§ **STATED TASK**
Extract the lines from the start through the line that holds "const gapTicks = ['-0.1', '0.3', '0.7'];", both included, omitting all images.
=-=-=
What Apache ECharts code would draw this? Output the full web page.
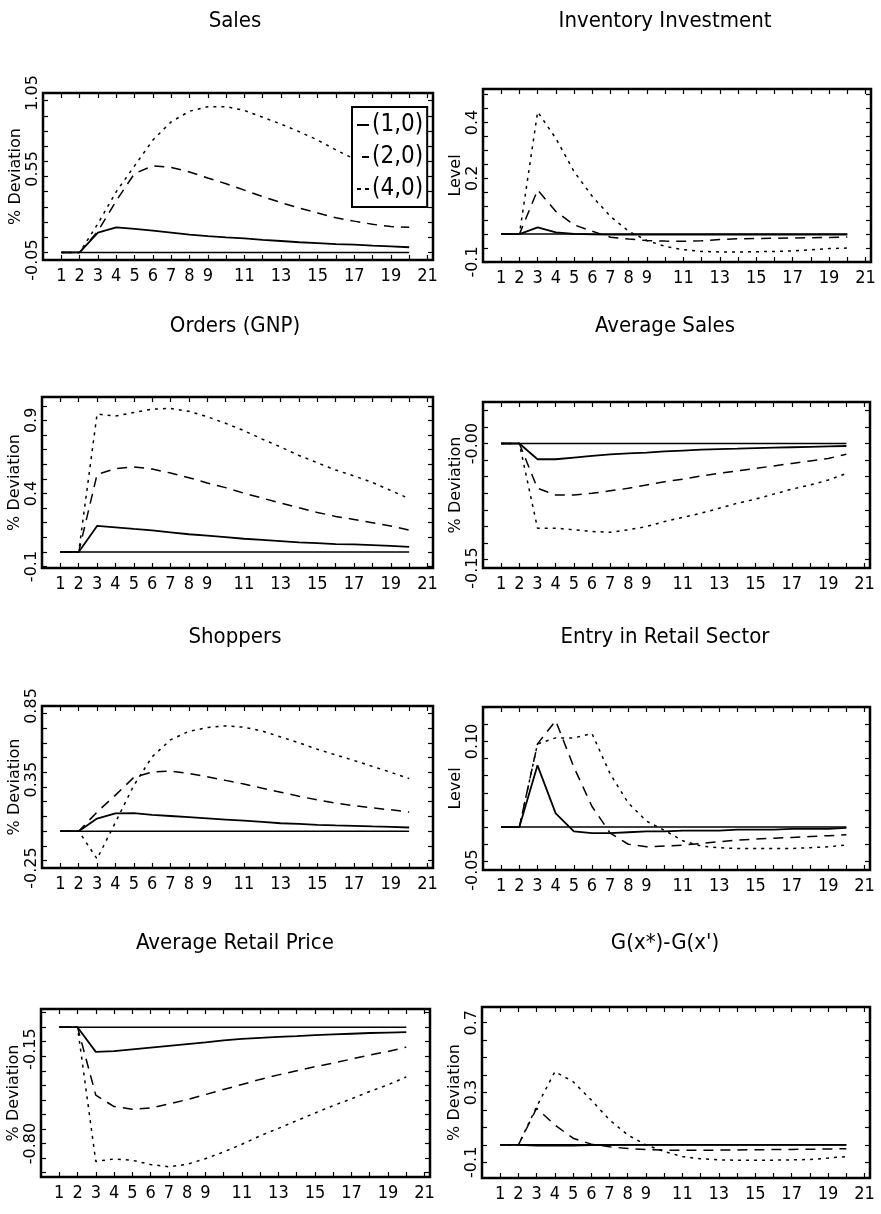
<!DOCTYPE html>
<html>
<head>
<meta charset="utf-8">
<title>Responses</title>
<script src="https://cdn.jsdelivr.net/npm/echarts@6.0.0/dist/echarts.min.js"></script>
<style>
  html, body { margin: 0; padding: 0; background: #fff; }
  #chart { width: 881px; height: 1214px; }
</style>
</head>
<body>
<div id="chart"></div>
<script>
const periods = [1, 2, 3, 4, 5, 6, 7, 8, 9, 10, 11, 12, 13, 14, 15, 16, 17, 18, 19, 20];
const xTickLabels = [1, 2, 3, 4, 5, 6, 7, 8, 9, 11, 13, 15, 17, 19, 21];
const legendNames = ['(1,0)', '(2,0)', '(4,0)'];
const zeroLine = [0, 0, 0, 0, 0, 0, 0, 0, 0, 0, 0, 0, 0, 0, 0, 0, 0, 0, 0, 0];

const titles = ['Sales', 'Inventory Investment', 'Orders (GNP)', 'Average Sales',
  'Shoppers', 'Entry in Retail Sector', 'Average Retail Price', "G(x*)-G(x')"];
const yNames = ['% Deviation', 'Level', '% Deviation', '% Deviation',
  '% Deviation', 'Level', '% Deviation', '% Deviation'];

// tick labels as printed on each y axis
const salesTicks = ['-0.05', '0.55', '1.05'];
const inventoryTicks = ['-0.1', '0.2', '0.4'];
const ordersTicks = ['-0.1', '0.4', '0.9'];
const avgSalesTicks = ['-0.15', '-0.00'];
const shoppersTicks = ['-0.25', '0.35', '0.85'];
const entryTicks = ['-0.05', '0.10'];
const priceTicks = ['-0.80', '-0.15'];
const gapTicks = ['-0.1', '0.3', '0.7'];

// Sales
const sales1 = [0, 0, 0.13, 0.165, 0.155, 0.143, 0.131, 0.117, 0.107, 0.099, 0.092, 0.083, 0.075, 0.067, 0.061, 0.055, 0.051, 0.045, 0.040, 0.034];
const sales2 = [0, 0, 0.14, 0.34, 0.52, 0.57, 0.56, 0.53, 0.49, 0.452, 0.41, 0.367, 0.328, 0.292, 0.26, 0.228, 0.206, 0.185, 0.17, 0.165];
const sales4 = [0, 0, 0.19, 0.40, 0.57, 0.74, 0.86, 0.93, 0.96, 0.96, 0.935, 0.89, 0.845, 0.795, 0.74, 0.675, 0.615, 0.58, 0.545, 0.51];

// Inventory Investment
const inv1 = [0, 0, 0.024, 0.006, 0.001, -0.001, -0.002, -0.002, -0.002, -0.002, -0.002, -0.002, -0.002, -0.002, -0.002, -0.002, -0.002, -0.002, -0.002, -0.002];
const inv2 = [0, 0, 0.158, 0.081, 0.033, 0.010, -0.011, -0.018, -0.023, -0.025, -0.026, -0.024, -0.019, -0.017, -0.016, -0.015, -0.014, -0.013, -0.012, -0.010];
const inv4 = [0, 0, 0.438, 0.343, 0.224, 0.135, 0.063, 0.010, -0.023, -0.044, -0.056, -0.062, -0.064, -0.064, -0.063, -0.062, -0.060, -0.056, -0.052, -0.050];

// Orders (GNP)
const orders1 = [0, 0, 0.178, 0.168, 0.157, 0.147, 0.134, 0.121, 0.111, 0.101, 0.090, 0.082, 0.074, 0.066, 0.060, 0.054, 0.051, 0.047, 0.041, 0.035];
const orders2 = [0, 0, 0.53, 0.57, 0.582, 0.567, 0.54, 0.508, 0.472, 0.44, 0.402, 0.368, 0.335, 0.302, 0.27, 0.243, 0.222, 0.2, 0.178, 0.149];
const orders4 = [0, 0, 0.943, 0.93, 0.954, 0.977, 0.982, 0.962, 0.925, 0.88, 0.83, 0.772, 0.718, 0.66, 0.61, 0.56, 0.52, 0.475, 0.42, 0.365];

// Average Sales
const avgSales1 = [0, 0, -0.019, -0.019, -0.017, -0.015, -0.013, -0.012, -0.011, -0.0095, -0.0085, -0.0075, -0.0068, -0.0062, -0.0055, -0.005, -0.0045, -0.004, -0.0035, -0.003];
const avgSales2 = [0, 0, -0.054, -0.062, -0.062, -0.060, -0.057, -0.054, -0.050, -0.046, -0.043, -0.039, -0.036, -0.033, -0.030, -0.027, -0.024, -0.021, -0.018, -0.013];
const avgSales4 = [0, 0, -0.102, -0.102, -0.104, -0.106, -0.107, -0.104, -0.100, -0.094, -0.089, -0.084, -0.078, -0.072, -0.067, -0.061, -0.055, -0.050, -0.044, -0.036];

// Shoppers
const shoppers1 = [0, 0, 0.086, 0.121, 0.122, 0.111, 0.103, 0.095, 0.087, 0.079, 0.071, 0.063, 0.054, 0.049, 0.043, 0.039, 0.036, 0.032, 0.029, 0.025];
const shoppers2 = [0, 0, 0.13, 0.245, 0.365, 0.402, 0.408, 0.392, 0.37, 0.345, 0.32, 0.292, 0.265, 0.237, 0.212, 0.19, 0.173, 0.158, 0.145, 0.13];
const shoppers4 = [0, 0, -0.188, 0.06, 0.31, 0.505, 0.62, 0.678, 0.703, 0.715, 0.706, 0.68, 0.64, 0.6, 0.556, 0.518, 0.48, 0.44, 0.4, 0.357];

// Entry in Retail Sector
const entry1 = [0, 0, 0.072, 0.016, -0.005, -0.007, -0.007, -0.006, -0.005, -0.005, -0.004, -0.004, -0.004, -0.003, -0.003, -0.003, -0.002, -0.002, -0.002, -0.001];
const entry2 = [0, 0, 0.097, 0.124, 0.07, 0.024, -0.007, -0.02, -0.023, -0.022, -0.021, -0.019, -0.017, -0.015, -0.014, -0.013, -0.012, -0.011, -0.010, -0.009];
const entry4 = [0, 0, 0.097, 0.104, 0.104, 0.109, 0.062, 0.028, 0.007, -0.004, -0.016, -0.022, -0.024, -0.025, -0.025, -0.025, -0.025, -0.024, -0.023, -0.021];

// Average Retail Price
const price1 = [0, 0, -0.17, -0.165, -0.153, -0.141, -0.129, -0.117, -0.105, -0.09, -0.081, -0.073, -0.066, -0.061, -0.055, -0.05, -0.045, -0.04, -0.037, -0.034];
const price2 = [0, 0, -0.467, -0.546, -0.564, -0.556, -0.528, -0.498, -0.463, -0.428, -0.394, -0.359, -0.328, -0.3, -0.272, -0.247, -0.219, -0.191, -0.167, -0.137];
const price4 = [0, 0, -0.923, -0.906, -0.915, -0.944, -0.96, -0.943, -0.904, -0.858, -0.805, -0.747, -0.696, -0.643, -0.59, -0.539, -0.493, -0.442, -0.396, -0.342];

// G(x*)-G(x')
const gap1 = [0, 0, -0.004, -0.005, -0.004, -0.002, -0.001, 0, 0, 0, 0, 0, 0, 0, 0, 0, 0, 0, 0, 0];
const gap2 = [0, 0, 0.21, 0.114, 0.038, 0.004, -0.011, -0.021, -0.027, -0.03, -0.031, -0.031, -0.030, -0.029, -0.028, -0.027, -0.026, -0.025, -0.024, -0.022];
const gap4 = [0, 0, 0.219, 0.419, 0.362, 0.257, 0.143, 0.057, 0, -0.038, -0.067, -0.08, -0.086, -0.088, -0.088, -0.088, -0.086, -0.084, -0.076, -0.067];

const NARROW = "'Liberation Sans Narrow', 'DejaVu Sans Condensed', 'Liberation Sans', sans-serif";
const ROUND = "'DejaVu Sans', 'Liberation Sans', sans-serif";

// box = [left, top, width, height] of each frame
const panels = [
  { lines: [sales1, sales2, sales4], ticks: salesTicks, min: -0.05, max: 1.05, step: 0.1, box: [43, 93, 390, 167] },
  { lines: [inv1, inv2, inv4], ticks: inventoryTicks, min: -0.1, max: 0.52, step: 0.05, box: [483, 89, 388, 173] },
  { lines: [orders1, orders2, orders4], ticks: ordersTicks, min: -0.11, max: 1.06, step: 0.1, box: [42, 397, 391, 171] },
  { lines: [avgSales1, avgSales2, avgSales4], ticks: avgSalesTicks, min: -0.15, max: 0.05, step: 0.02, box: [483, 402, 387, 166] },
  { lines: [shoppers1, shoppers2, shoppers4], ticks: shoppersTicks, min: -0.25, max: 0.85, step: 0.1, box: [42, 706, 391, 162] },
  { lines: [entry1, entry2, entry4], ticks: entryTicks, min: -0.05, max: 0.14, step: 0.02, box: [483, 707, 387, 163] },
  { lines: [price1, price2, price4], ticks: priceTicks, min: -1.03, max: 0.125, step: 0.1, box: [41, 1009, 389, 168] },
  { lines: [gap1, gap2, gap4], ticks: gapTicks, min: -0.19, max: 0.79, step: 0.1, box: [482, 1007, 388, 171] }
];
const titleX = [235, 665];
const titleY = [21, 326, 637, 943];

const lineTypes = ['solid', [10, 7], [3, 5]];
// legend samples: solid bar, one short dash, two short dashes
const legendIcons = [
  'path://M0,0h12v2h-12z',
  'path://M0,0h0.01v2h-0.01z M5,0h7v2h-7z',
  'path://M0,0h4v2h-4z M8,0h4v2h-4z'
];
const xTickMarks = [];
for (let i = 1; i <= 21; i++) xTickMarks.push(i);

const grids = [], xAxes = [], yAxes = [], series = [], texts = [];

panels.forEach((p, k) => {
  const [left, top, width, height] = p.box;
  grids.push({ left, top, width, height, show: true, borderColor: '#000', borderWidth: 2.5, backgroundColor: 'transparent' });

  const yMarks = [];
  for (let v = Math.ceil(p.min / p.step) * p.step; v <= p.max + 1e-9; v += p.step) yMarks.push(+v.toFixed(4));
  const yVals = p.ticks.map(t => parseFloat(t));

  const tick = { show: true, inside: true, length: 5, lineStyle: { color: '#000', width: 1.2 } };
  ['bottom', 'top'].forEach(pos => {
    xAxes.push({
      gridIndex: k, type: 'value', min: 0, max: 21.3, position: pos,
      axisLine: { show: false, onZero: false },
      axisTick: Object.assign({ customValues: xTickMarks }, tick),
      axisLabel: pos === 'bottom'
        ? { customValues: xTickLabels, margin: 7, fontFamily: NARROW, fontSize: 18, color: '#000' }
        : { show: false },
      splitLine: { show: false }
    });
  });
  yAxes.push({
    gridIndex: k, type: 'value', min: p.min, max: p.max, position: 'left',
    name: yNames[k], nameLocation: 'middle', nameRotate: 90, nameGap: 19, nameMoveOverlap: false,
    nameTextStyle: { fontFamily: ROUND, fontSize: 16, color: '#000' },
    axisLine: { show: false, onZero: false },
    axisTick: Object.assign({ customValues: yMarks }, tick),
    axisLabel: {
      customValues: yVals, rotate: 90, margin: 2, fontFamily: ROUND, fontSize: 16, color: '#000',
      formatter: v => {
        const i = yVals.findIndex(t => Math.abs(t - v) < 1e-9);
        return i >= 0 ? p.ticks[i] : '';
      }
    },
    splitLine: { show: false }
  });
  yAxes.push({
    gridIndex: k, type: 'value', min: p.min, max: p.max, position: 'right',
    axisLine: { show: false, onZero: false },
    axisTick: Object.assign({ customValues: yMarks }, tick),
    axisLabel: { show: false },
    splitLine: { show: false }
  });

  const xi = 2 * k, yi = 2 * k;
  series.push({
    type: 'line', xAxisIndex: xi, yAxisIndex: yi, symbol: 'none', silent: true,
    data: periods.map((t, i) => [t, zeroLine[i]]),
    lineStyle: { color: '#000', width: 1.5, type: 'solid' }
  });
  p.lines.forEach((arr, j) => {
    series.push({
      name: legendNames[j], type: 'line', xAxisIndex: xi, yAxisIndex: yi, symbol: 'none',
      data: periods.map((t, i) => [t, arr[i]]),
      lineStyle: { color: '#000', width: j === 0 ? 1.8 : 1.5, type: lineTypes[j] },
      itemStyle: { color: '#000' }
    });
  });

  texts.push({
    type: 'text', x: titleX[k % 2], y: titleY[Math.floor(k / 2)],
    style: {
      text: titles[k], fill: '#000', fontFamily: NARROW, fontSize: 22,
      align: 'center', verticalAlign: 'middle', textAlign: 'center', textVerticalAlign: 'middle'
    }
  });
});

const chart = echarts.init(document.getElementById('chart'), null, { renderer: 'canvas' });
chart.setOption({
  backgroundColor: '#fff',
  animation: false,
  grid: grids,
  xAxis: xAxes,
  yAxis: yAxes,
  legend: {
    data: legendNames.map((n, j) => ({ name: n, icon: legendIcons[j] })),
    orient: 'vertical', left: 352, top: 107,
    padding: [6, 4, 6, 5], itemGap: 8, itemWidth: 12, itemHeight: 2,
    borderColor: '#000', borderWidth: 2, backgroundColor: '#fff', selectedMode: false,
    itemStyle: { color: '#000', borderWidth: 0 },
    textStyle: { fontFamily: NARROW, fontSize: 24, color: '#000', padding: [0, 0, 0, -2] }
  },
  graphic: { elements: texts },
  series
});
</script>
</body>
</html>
=-=-=
§ **SOLUTION FOR THIS PROBLEM**
What Apache ECharts code would draw this? Output the full web page.
<!DOCTYPE html>
<html>
<head>
<meta charset="utf-8">
<title>Responses</title>
<script src="https://cdn.jsdelivr.net/npm/echarts@6.0.0/dist/echarts.min.js"></script>
<style>
  html, body { margin: 0; padding: 0; background: #fff; }
  #chart { width: 881px; height: 1214px; }
</style>
</head>
<body>
<div id="chart"></div>
<script>
const periods = [1, 2, 3, 4, 5, 6, 7, 8, 9, 10, 11, 12, 13, 14, 15, 16, 17, 18, 19, 20];
const xTickLabels = [1, 2, 3, 4, 5, 6, 7, 8, 9, 11, 13, 15, 17, 19, 21];
const legendNames = ['(1,0)', '(2,0)', '(4,0)'];
const zeroLine = [0, 0, 0, 0, 0, 0, 0, 0, 0, 0, 0, 0, 0, 0, 0, 0, 0, 0, 0, 0];

const titles = ['Sales', 'Inventory Investment', 'Orders (GNP)', 'Average Sales',
  'Shoppers', 'Entry in Retail Sector', 'Average Retail Price', "G(x*)-G(x')"];
const yNames = ['% Deviation', 'Level', '% Deviation', '% Deviation',
  '% Deviation', 'Level', '% Deviation', '% Deviation'];

// tick labels as printed on each y axis
const salesTicks = ['-0.05', '0.55', '1.05'];
const inventoryTicks = ['-0.1', '0.2', '0.4'];
const ordersTicks = ['-0.1', '0.4', '0.9'];
const avgSalesTicks = ['-0.15', '-0.00'];
const shoppersTicks = ['-0.25', '0.35', '0.85'];
const entryTicks = ['-0.05', '0.10'];
const priceTicks = ['-0.80', '-0.15'];
const gapTicks = ['-0.1', '0.3', '0.7'];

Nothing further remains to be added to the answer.